As with any medical condition, the sooner you can spot the signs - the better. After all, this gives you as much time as possible to get help for your pet, helping them feel like themselves again in no time. While different animals will respond differently, signs of poisoning could include:
- Behavioral Changes (Especially agitation or uncharacteristic anger)
- ‘Shaky’ (Convulsions, tremors)
- Loss of appetite
- Vomiting & Diarrhea
- Increased/decreased urination
- Pale or inflamed gums
- Breathing problems (panting)
Know what to avoid.
The first (and perhaps the most effective) step towards poison prevention is knowing exactly what to keep out of your pet's reach. While this is pretty obvious when it comes to cleaning products or other chemicals, many pet owners are unsure what ‘human foods’ their dogs can eat. You should avoid:
- Caffeinated beverages
- Citrus fruits
- Garlic Bulbs
- Grapes & Raisins.
- Macadamia nuts.
Dogs are able to perform quite the range of athletic feats in order to secure foods that you think have been stored far enough away on the counter. Some foods may cause simple stomach upset, but foods such as grapes or raisins can cause permanent damage to a dog’s kidneys so it is imperative to get to a vet as quickly as possible after you realize what your pup has eaten. Onions can cause anemia in dogs and while garlic can be ingested in smaller quantities and in fact is used in many natural tick and flea products, large volumes of garlic can have the same impact on your pup as onions.
Keep your home safe.
Cleaning products can also spell disaster to a curious puppy or dog and keeping products out of reach is critical. Natural products of course are something that we would advise as they are better for you as well!
Know what to do when the worst does happen.
Accidents and mistakes happen - so while it's important you do what you can to prevent pet poisoning, you should also make sure that you know exactly what to do when you notice any of the above symptoms. Recently, my own pup grabbed an entire bag of treats that I had been given as a sample for the store. Not certain if the ingredients in such a large quantity could be problematic, I called the Animal control hotline.

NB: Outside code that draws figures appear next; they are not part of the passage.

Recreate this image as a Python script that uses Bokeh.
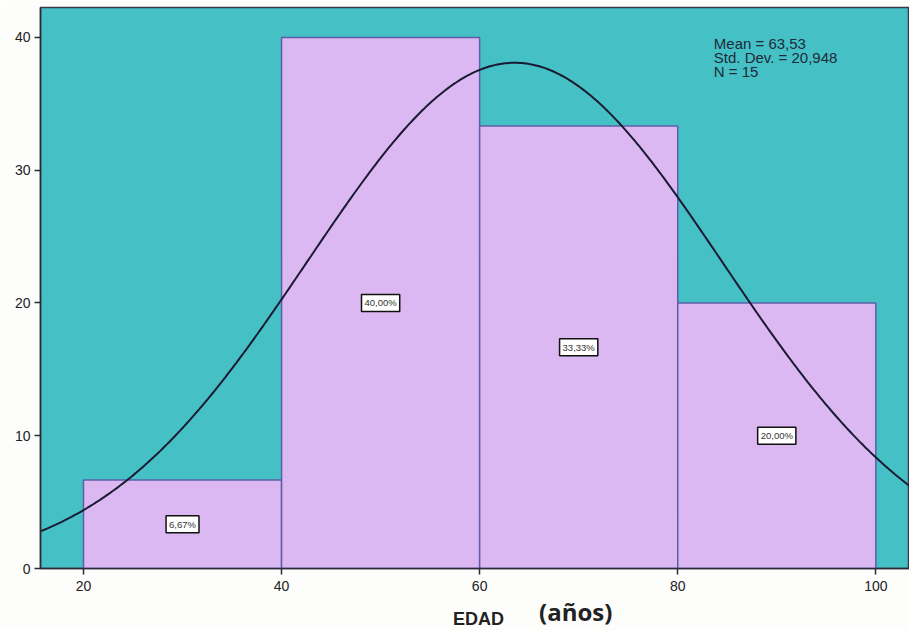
import numpy as np
from bokeh.plotting import figure
from bokeh.models import Label, Range1d, FixedTicker, Div
from bokeh.layouts import column
from bokeh.embed import file_html
from bokeh.resources import INLINE

# Age histogram (percent per 20-year bin)
bin_left = [20, 40, 60, 80]
bin_right = [40, 60, 80, 100]
percent = [6.67, 40.00, 33.33, 20.00]
percent_labels = ["6,67%", "40,00%", "33,33%", "20,00%"]

# Summary statistics
mean_age = 63.53
std_age = 20.948
n_obs = 15
stats_text = "Mean = 63,53\nStd. Dev. = 20,948\nN = 15"

x_ticks = [20, 40, 60, 80, 100]
y_ticks = [0, 10, 20, 30, 40]

p = figure(width=909, height=598, output_backend="svg", toolbar_location=None,
           x_range=Range1d(15.66, 103.4), y_range=Range1d(0, 42.25),
           min_border_left=40, min_border_right=0, min_border_top=7,
           min_border_bottom=30, margin=0)
p.background_fill_color = "#45c1c5"
p.border_fill_color = "#fdfdfb"
p.outline_line_color = "#3a3a4a"
p.outline_line_width = 1.5
p.xgrid.visible = False
p.ygrid.visible = False

p.quad(left=bin_left, right=bin_right, bottom=0, top=percent,
       fill_color="#dbb8f1", line_color="#5c5fa8", line_width=1.5)

# Normal curve scaled to percent per bin width
bw = 20
xs = np.linspace(15.66, 103.4, 400)
ys = 100 * bw * np.exp(-0.5 * ((xs - mean_age) / std_age) ** 2) / (std_age * np.sqrt(2 * np.pi))
p.line(xs, ys, line_color="#1a1a33", line_width=2)

for l, r, v, t in zip(bin_left, bin_right, percent, percent_labels):
    p.add_layout(Label(x=(l + r) / 2, y=v / 2, text=t, text_align="center",
                       text_baseline="middle", text_font_size="9.5px",
                       text_font="Liberation Sans", text_color="#333333",
                       background_fill_color="white", border_line_color="#111111",
                       border_line_width=1.5, padding=3))

p.add_layout(Label(x=83.64, y=40.2, text=stats_text, text_align="left",
                   text_baseline="top", text_font_size="15px",
                   text_font="Liberation Sans", text_color="#1e2a3a",
                   text_line_height=0.82))

for ax in (p.xaxis, p.yaxis):
    ax.major_label_text_font = "Liberation Sans"
    ax.major_label_text_font_size = "14px"
    ax.major_label_text_color = "#222222"
    ax.major_tick_line_color = "#2a2a3a"
    ax.major_tick_line_width = 1.5
    ax.major_tick_in = 0
    ax.major_tick_out = 6
    ax.minor_tick_line_color = None
    ax.axis_line_color = "#2a2a3a"
    ax.axis_line_width = 1.5

p.xaxis.ticker = FixedTicker(ticks=x_ticks)
p.yaxis.ticker = FixedTicker(ticks=y_ticks)
p.xaxis.major_label_standoff = 6
p.yaxis.major_label_standoff = 4

# x-axis title in two parts with different fonts
axis_title = Div(
    text=(
        '<div style="position:relative;width:909px;height:32px;">'
        '<span style="position:absolute;left:453px;top:12px;line-height:1;'
        'font-family:\'Liberation Sans\';font-weight:bold;font-size:18px;color:#222;">EDAD</span>'
        '<span style="position:absolute;left:539px;top:2px;line-height:1;'
        'font-family:\'Open Sans\';font-weight:bold;font-size:24px;color:#222;">(años)</span>'
        '</div>'
    ),
    width=909, height=32, margin=0,
    styles={"background-color": "#fdfdfb"},
)

layout = column(p, axis_title, spacing=0, margin=0)
open("out.html", "w").write(file_html(layout, INLINE))
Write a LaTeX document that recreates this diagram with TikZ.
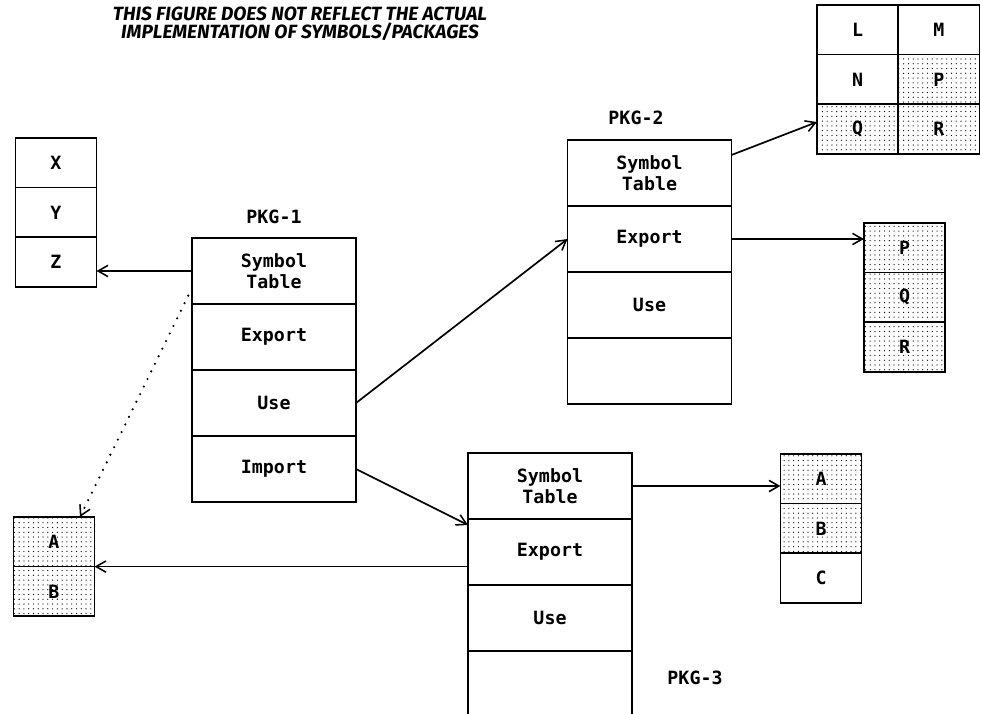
\documentclass[tikz,border=0pt]{standalone}
\usepackage{fontspec}
\usepackage{tikz}
\usetikzlibrary{positioning, arrows.meta, calc, patterns.meta}
\newfontfamily\cellfont{DejaVu Sans Mono}
\newfontfamily\notefont{Fira Sans}

\begin{document}
\begin{tikzpicture}[
            x=0.025cm, y=-0.025cm,
            >={Straight Barb[length=7pt,width=8pt,line width=1.1pt]},
            every node/.style={inner sep=0pt, outer sep=0pt},
            pkgcell/.style={draw, line width=1.2pt, minimum width=4.1cm, minimum height=1.65cm,
                align=center, font=\cellfont\bfseries\fontsize{13}{15}\selectfont},
            symcell/.style={draw, line width=1.2pt, minimum width=2.03cm, minimum height=1.24cm,
                font=\cellfont\bfseries\fontsize{13}{15}\selectfont},
            shaded/.style={pattern={Dots[distance=3.4pt, radius=0.45pt]}},
            pkglabel/.style={font=\cellfont\bfseries\fontsize{13}{15}\selectfont},
            link/.style={->, line width=1.2pt},
        ]
            \useasboundingbox (0,0) rectangle (981,714);

            % note at the top
            \node[font=\notefont\bfseries\itshape\fontsize{13.6}{12.8}\selectfont, align=center] (note) at (300,24)
                {THIS FIGURE DOES NOT REFLECT THE ACTUAL\\IMPLEMENTATION OF SYMBOLS/PACKAGES};

            % PKG-1
            \node[pkgcell] (sym1) at (274,271) {Symbol\\Table};
            \node[pkgcell, below=0pt of sym1] (exp1) {Export};
            \node[pkgcell, below=0pt of exp1] (use1) {Use};
            \node[pkgcell, below=0pt of use1] (imp1) {Import};
            \node[pkglabel] (lab1) at (274,217) {PKG-1};

            % PKG-2
            \node[pkgcell] (sym2) at (649.5,173) {Symbol\\Table};
            \node[pkgcell, below=0pt of sym2] (exp2) {Export};
            \node[pkgcell, below=0pt of exp2] (use2) {Use};
            \node[pkgcell, below=0pt of use2] (emp2) {};
            \node[pkglabel] (lab2) at (636,118) {PKG-2};

            % PKG-3
            \node[pkgcell] (sym3) at (550,486) {Symbol\\Table};
            \node[pkgcell, below=0pt of sym3] (exp3) {Export};
            \node[pkgcell, below=0pt of exp3] (use3) {Use};
            \node[pkgcell, below=0pt of use3] (emp3) {};
            \node[pkglabel] (lab3) at (695,678) {PKG-3};

            % symbol tables
            \node[symcell] (x) at (56,162.8) {X};
            \node[symcell, below=0pt of x] (y) {Y};
            \node[symcell, below=0pt of y] (z) {Z};

            \node[symcell, shaded] (a1) at (54,541.8) {A};
            \node[symcell, shaded, below=0pt of a1] (b1) {B};

            \node[symcell, shaded] (a3) at (821,478.8) {A};
            \node[symcell, shaded, below=0pt of a3] (b3) {B};
            \node[symcell, below=0pt of b3] (c3) {C};

            \node[symcell, shaded] (p2) at (904.5,247.8) {P};
            \node[symcell, shaded, below=0pt of p2] (q2) {Q};
            \node[symcell, shaded, below=0pt of q2] (r2) {R};

            \node[symcell] (l) at (857.6,29.8) {L};
            \node[symcell, right=0pt of l] (m) {M};
            \node[symcell, below=0pt of l] (n) {N};
            \node[symcell, shaded, right=0pt of n] (p) {P};
            \node[symcell, shaded, below=0pt of n] (q) {Q};
            \node[symcell, shaded, right=0pt of q] (r) {R};

            % connectors
            \draw[link] (sym1.west) -- (sym1.west -| z.east);
            \draw[link, dash pattern=on 0pt off 6pt, line cap=round, line width=1.7pt]
                ($(sym1.south west)+(0,-16)$) -- ($(a1.north)+(26,0)$);
            \draw[link] (use1.east) -- (exp2.west);
            \draw[link] (imp1.east) -- ($(exp3.north west)+(0,6)$);
            \draw[link] (a1.south -| exp3.west) -- (a1.south east);
            \draw[link] (sym3.east) -- (sym3.east -| a3.west);
            \draw[link] (exp2.east) -- (exp2.east -| p2.west);
            \draw[link] ($(sym2.east)+(0,-18)$) -- ($(q.west)+(0,-7)$);
        \end{tikzpicture}
\end{document}
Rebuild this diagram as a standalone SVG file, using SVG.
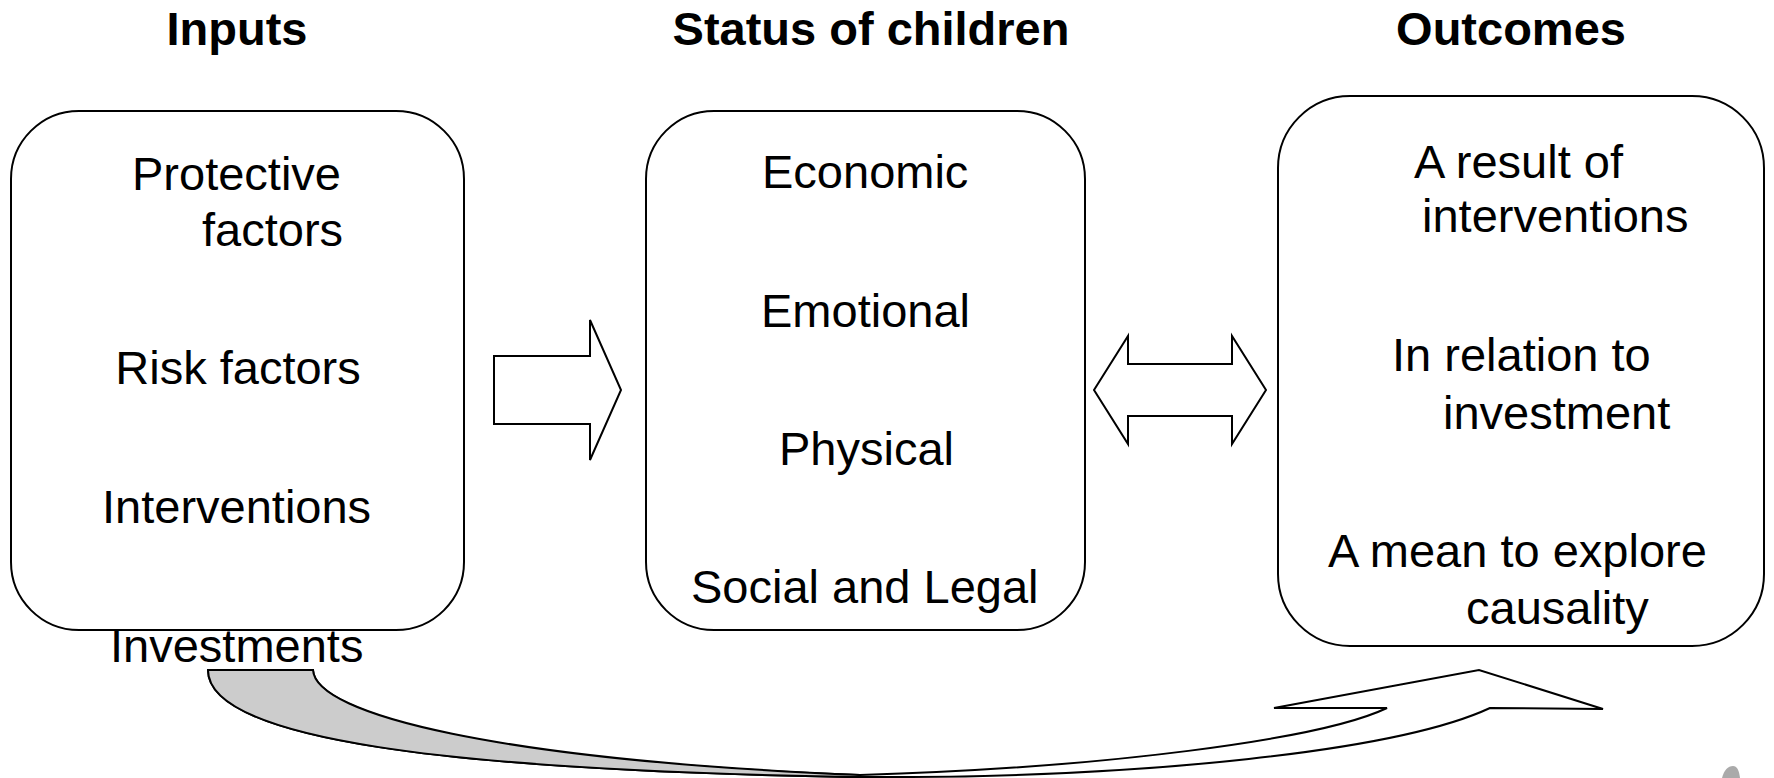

They were amazing and contacted the manufacturer and determined that my pup would be fine - which she was!
So the best thing you can do to help your pet is to call the ASPCA (Animal Poison Control Center), and provide them with as much information as possible on what your pup has ingested. The hotline is available 24/7 (888) 426-4435 and they will be able to guide you toward the right solution for your pup. It requires a small charge but it's well worth the peace of mind. Finally, since it is so difficult to get into vets these days, have on hand a number of emergency vets in your area. Sometimes it will take a call to several before you can find one that can fit you in for any emergency. Remember, having a puppy or dog is much like having a child. You need to be their protector and their advocate!